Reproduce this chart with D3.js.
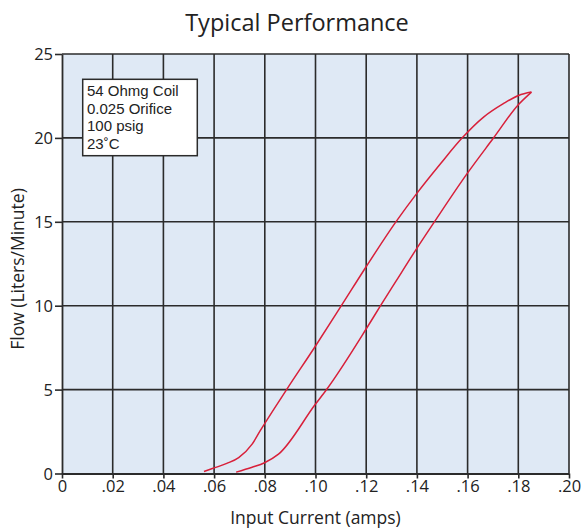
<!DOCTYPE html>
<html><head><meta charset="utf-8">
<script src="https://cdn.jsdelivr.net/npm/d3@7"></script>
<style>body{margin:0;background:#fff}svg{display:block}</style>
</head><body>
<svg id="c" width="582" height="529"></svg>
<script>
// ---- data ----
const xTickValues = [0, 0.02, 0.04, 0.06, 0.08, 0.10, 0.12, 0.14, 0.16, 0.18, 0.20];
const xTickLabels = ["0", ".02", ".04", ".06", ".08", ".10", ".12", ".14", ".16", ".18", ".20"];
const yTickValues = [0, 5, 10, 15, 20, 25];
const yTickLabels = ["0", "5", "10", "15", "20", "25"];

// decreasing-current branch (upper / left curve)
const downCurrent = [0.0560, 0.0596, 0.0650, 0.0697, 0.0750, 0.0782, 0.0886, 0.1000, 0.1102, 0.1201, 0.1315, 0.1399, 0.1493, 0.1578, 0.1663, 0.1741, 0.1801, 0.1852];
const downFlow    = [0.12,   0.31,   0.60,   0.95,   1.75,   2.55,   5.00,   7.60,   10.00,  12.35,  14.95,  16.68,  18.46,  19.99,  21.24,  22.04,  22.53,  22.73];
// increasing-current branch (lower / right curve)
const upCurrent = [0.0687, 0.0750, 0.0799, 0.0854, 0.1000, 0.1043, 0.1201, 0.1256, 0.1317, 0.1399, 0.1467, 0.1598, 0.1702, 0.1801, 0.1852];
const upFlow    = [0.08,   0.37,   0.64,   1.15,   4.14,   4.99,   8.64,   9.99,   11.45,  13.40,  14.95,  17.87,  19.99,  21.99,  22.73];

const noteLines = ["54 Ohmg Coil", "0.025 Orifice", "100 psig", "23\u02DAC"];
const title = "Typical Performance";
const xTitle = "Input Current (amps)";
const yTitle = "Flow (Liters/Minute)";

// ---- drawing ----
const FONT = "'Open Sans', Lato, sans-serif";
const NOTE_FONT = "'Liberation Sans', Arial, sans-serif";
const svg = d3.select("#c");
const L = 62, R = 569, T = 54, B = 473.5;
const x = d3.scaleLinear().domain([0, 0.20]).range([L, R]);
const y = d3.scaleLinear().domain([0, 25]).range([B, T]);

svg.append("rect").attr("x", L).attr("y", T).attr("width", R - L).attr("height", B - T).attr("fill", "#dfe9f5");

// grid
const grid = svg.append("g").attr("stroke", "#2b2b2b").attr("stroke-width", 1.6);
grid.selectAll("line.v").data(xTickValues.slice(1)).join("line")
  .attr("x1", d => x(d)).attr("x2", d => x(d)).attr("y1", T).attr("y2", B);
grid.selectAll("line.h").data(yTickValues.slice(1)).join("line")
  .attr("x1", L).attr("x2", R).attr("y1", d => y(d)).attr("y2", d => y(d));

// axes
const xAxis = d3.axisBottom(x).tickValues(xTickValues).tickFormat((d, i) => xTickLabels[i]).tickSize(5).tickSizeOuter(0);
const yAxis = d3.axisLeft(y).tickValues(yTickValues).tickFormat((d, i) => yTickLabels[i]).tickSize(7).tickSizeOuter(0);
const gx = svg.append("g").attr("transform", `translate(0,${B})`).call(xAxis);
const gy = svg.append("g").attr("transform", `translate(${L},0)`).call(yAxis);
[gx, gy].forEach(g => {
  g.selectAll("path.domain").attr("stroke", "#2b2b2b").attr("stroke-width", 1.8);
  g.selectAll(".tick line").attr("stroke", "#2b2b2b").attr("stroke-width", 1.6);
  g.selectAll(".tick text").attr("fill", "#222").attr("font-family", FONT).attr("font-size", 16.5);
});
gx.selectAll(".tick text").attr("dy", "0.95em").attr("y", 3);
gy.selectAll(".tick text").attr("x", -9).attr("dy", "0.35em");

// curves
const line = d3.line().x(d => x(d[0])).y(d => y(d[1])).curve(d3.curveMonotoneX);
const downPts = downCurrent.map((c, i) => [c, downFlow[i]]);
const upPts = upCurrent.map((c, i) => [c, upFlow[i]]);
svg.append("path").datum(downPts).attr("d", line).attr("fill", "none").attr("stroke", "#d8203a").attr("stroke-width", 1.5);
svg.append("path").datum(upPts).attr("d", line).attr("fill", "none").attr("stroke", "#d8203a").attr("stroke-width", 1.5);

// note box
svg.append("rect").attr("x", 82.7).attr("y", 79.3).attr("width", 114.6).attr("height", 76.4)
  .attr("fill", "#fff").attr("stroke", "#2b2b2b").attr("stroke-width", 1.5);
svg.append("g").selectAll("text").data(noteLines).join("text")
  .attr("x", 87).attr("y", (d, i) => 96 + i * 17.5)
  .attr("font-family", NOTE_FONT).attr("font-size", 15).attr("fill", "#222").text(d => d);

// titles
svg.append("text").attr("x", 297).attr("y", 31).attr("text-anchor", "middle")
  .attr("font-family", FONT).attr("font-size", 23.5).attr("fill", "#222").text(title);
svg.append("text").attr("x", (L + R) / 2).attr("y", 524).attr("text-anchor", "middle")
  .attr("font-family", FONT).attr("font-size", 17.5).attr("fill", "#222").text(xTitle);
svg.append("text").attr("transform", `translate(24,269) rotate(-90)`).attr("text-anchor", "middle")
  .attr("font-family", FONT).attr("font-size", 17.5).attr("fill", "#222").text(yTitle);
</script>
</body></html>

--- Aim of the exercise ---
Copy the material shown above in full and exactly. Skip the pictures.

--- Final result ---
Reproduce this chart with D3.js.
<!DOCTYPE html>
<html><head><meta charset="utf-8">
<script src="https://cdn.jsdelivr.net/npm/d3@7"></script>
<style>body{margin:0;background:#fff}svg{display:block}</style>
</head><body>
<svg id="c" width="582" height="529"></svg>
<script>
// ---- data ----
const xTickValues = [0, 0.02, 0.04, 0.06, 0.08, 0.10, 0.12, 0.14, 0.16, 0.18, 0.20];
const xTickLabels = ["0", ".02", ".04", ".06", ".08", ".10", ".12", ".14", ".16", ".18", ".20"];
const yTickValues = [0, 5, 10, 15, 20, 25];
const yTickLabels = ["0", "5", "10", "15", "20", "25"];

// decreasing-current branch (upper / left curve)
const downCurrent = [0.0560, 0.0596, 0.0650, 0.0697, 0.0750, 0.0782, 0.0886, 0.1000, 0.1102, 0.1201, 0.1315, 0.1399, 0.1493, 0.1578, 0.1663, 0.1741, 0.1801, 0.1852];
const downFlow    = [0.12,   0.31,   0.60,   0.95,   1.75,   2.55,   5.00,   7.60,   10.00,  12.35,  14.95,  16.68,  18.46,  19.99,  21.24,  22.04,  22.53,  22.73];
// increasing-current branch (lower / right curve)
const upCurrent = [0.0687, 0.0750, 0.0799, 0.0854, 0.1000, 0.1043, 0.1201, 0.1256, 0.1317, 0.1399, 0.1467, 0.1598, 0.1702, 0.1801, 0.1852];
const upFlow    = [0.08,   0.37,   0.64,   1.15,   4.14,   4.99,   8.64,   9.99,   11.45,  13.40,  14.95,  17.87,  19.99,  21.99,  22.73];

const noteLines = ["54 Ohmg Coil", "0.025 Orifice", "100 psig", "23\u02DAC"];
const title = "Typical Performance";
const xTitle = "Input Current (amps)";
const yTitle = "Flow (Liters/Minute)";

// ---- drawing ----
const FONT = "'Open Sans', Lato, sans-serif";
const NOTE_FONT = "'Liberation Sans', Arial, sans-serif";
const svg = d3.select("#c");
const L = 62, R = 569, T = 54, B = 473.5;
const x = d3.scaleLinear().domain([0, 0.20]).range([L, R]);
const y = d3.scaleLinear().domain([0, 25]).range([B, T]);

svg.append("rect").attr("x", L).attr("y", T).attr("width", R - L).attr("height", B - T).attr("fill", "#dfe9f5");

// grid
const grid = svg.append("g").attr("stroke", "#2b2b2b").attr("stroke-width", 1.6);
grid.selectAll("line.v").data(xTickValues.slice(1)).join("line")
  .attr("x1", d => x(d)).attr("x2", d => x(d)).attr("y1", T).attr("y2", B);
grid.selectAll("line.h").data(yTickValues.slice(1)).join("line")
  .attr("x1", L).attr("x2", R).attr("y1", d => y(d)).attr("y2", d => y(d));

// axes
const xAxis = d3.axisBottom(x).tickValues(xTickValues).tickFormat((d, i) => xTickLabels[i]).tickSize(5).tickSizeOuter(0);
const yAxis = d3.axisLeft(y).tickValues(yTickValues).tickFormat((d, i) => yTickLabels[i]).tickSize(7).tickSizeOuter(0);
const gx = svg.append("g").attr("transform", `translate(0,${B})`).call(xAxis);
const gy = svg.append("g").attr("transform", `translate(${L},0)`).call(yAxis);
[gx, gy].forEach(g => {
  g.selectAll("path.domain").attr("stroke", "#2b2b2b").attr("stroke-width", 1.8);
  g.selectAll(".tick line").attr("stroke", "#2b2b2b").attr("stroke-width", 1.6);
  g.selectAll(".tick text").attr("fill", "#222").attr("font-family", FONT).attr("font-size", 16.5);
});
gx.selectAll(".tick text").attr("dy", "0.95em").attr("y", 3);
gy.selectAll(".tick text").attr("x", -9).attr("dy", "0.35em");

// curves
const line = d3.line().x(d => x(d[0])).y(d => y(d[1])).curve(d3.curveMonotoneX);
const downPts = downCurrent.map((c, i) => [c, downFlow[i]]);
const upPts = upCurrent.map((c, i) => [c, upFlow[i]]);
svg.append("path").datum(downPts).attr("d", line).attr("fill", "none").attr("stroke", "#d8203a").attr("stroke-width", 1.5);
svg.append("path").datum(upPts).attr("d", line).attr("fill", "none").attr("stroke", "#d8203a").attr("stroke-width", 1.5);

// note box
svg.append("rect").attr("x", 82.7).attr("y", 79.3).attr("width", 114.6).attr("height", 76.4)
  .attr("fill", "#fff").attr("stroke", "#2b2b2b").attr("stroke-width", 1.5);
svg.append("g").selectAll("text").data(noteLines).join("text")
  .attr("x", 87).attr("y", (d, i) => 96 + i * 17.5)
  .attr("font-family", NOTE_FONT).attr("font-size", 15).attr("fill", "#222").text(d => d);

// titles
svg.append("text").attr("x", 297).attr("y", 31).attr("text-anchor", "middle")
  .attr("font-family", FONT).attr("font-size", 23.5).attr("fill", "#222").text(title);
svg.append("text").attr("x", (L + R) / 2).attr("y", 524).attr("text-anchor", "middle")
  .attr("font-family", FONT).attr("font-size", 17.5).attr("fill", "#222").text(xTitle);
svg.append("text").attr("transform", `translate(24,269) rotate(-90)`).attr("text-anchor", "middle")
  .attr("font-family", FONT).attr("font-size", 17.5).attr("fill", "#222").text(yTitle);
</script>
</body></html>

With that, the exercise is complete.